Taking a gamble on these numbers changing for the better in the coming years, and launching an online lottery, is a better bet even now, it seems, than sticking with the current system.

Tickets are printed in Magwe in central Myanmar, and then distributed mostly by road, sometimes through rugged terrain, across a country the size of England and France combined . “We have to carry the ticket from central Myanmar and distribute the whole country,” says Thein Naing, shaking his head. “It takes too much time, and there’s thousands of administration problems.”

Myanmar is soliciting foreign investment in its transport infrastructure – with construction companies pitching for work on projects as varied as Yangon’s postcard relic circular railway to a massive new international airport outside the commercial capital, to new highways linking potential tourist draws in the south to Thailand’s massive tourist market.

Some of those projects, most of which have a five, or seven, or even ten-year timetable once started, have been slow to get going, however, with the Myanmar Government seeking cash backing from the likes of the World Bank and the Asian Development Bank.

Myanmar could, therefore, have a modern telecommunications system – with network and internet coverage to match southeast Asian neighbours – before it gets the roads and railways it needs to make driving around the country a less windy and time-consuming affair – another reason Thein Naing suggests pushing for the online lottery.

Myanmar’s culture, too, is another reason the lottery boss feels that an online version of the Aung Bar Lay is needed. While around 90 percent of the population is thought to be Buddhist, many Burmese dabble in astrology and numerology – consulting fortune-tellers on how to gamble and sometimes framing their flutters on perceived lucky numbers.

“The people like number nine, or number seven, or number four,” Thein Naing says. “We have to manage that those numbers have to be included in the tickets because people not buy, sometimes, they don’t like the number two or zero. But it is an extra problem for managing printing,” he explains.

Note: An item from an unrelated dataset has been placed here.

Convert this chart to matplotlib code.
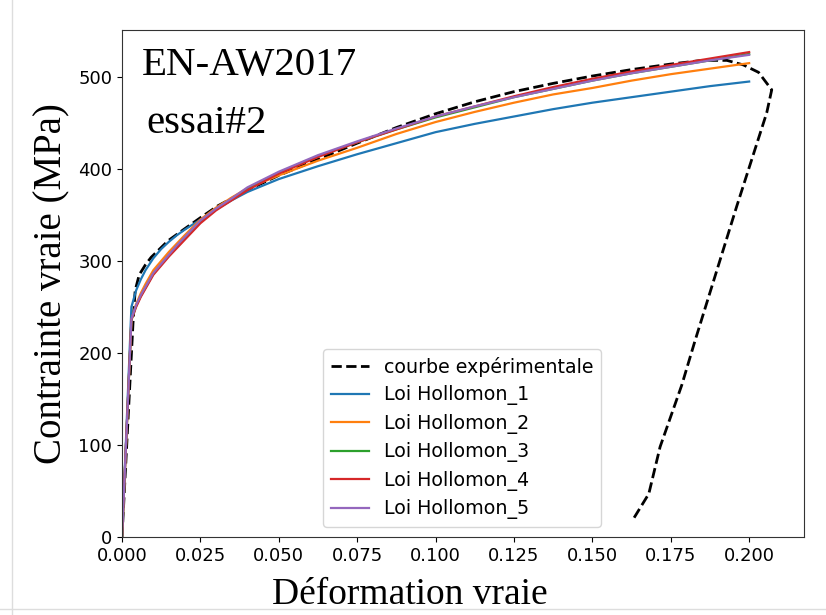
import matplotlib
matplotlib.use("Agg")
import matplotlib.pyplot as plt
from matplotlib.lines import Line2D

# experimental curve (true strain, true stress MPa)
exp_strain = [0.0, 0.0035, 0.0042, 0.0055, 0.0075, 0.0093, 0.0147, 0.020, 0.025, 0.0306,
              0.040, 0.050, 0.060, 0.075, 0.0875, 0.100, 0.1125, 0.125, 0.1375, 0.150,
              0.1625, 0.175, 0.185, 0.1929, 0.1982, 0.2030, 0.2072, 0.2056, 0.1960, 0.1828,
              0.1785, 0.1716, 0.168, 0.1626]
exp_stress = [0, 232, 268, 285, 296, 304, 322, 335, 347, 360,
              377, 393, 407, 428, 445, 460, 473, 484, 493, 501,
              508, 514, 518, 518, 513, 505, 486, 461, 359, 214,
              165, 98, 47, 17]

# Hollomon fits, all on the same strain points
strain = [0.0, 0.003, 0.0045, 0.006, 0.0075, 0.01, 0.0125, 0.015, 0.0175, 0.02,
          0.025, 0.03, 0.035, 0.04, 0.05, 0.0625, 0.075, 0.0875, 0.1, 0.1125,
          0.125, 0.1375, 0.15, 0.1625, 0.175, 0.1875, 0.2]
holl_1 = [0, 250, 268, 280, 290, 303, 313, 321, 328, 334,
          345, 356, 366, 375, 389, 403, 416, 428, 440, 449,
          457, 465, 472, 478, 484, 490, 495]
holl_2 = [0, 236, 253, 265, 275, 290, 300, 310, 319, 328,
          345, 358, 369, 379, 393, 409, 423, 438, 451, 462,
          472, 481, 488, 496, 503, 509, 515]
holl_3 = [0, 236, 251, 262, 271, 286, 296, 306, 315, 324,
          342, 356, 367, 378, 396, 414, 429, 443, 456, 467,
          478, 487, 496, 504, 511, 518, 525]
holl_4 = [0, 236, 250, 261, 270, 285, 295, 305, 314, 323,
          341, 355, 366, 377, 395, 413, 429, 443, 457, 468,
          479, 489, 498, 506, 513, 520, 527]
holl_5 = [0, 237, 252, 263, 272, 287, 297, 307, 317, 326,
          344, 357, 368, 380, 397, 415, 430, 444, 457, 468,
          478, 487, 496, 504, 511, 518, 524]

fits = [holl_1, holl_2, holl_3, holl_4, holl_5]
colors = ['#1f77b4', '#ff7f0e', '#2ca02c', '#d62728', '#9467bd']

fig = plt.figure(figsize=(8.26, 6.15), dpi=100)
ax = fig.add_axes([0.1477, 0.1268, 0.8257, 0.8244])

ax.plot(exp_strain, exp_stress, 'k--', lw=2, label='courbe expérimentale')
for i, (vals, c) in enumerate(zip(fits, colors)):
    ax.plot(strain, vals, color=c, lw=1.6, label=f'Loi Hollomon_{i+1}')

ax.set_xlim(0, 0.2175)
ax.set_ylim(0, 551)
ax.set_xticks([0.0, 0.025, 0.05, 0.075, 0.1, 0.125, 0.15, 0.175, 0.2])
ax.set_xticklabels(['0.000', '0.025', '0.050', '0.075', '0.100', '0.125', '0.150', '0.175', '0.200'])
ax.set_yticks([0, 100, 200, 300, 400, 500])
ax.tick_params(labelsize=13)
for s in ax.spines.values():
    s.set_color('#333333')

ax.set_xlabel('Déformation vraie', fontsize=27, family='Liberation Serif', labelpad=9)
ax.xaxis.label.set_x(0.422)
ax.set_ylabel('Contrainte vraie (MPa)', fontsize=28, family='Liberation Serif', labelpad=6)

fig.text(142 / 826, 1 - 75 / 615, 'EN-AW2017', fontsize=29.5, family='Liberation Serif', va='baseline')
fig.text(146 / 826, 1 - 133 / 615, 'essai#2', fontsize=29.5, family='Liberation Serif', va='baseline')

ax.legend(loc='lower left', bbox_to_anchor=(0.2947, 0.0197), borderaxespad=0,
          fontsize=13.7, labelspacing=0.45, handlelength=2.0)

# screenshot border lines
fig.add_artist(Line2D([12 / 826, 12 / 826], [0, 1], color='#dddddd', lw=1))
fig.add_artist(Line2D([0, 1], [1 - 609 / 615, 1 - 609 / 615], color='#dddddd', lw=1))

fig.savefig('out.png', dpi=100)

And while Myanmar has had an official lottery since 1938, when the country was ruled by great Britain and known as Burma, gambling remains illegal. Some estimates suggest, however, that around 70 percent of Myanmar’s adult population plays illegal games based on Thailand’s lottery and stock exchange, or place illicit bets on English football.

“There is thousands of the illegal gambling, it is very different to control,” laments Thein Naing, who concedes that an even an online Aung Bar Lay could struggle to swing customers away from the allure of unlicenced wagers.

With so much potential revenue lost to illegal, yet impossible to curb gambling, the possibility of legalised gambling in Myanmar was floated in the Myanmar Tourism Master Plan, which was published in 2013 and which envisions allowing casinos as part of an overall plan to attract around 7 million tourists a year by 2020.

Tourism Minister Htay Aung cautions, however, that there is no guarantee that gambling or casinos will be made legal in Myanmar.

“There have been discussions between the Ministry of Home Affairs and the Attorney-General’s Office on how to proceed,” he tells AGBrief.

“But any change to the gaming laws will have to be approved by the houses of parliament, and that could take some time,” the minister adds.

Thein Naing says that there is a new law being drafted for his hoped-for electronic lottery, but that too could be slow to reach the statute books

“Our law is a little bit down the list,” said Thein Naing, palms bouncing by his waist to demonstrate the perceived insignificance of the proposed Myanmar Lottery Laws – relative to other legislative reforms due to come up in Myanmar’s parliament. “Minimum is six months,” he says, referring to when he sees the draft being discussed in the legislature in capital Naypyitaw.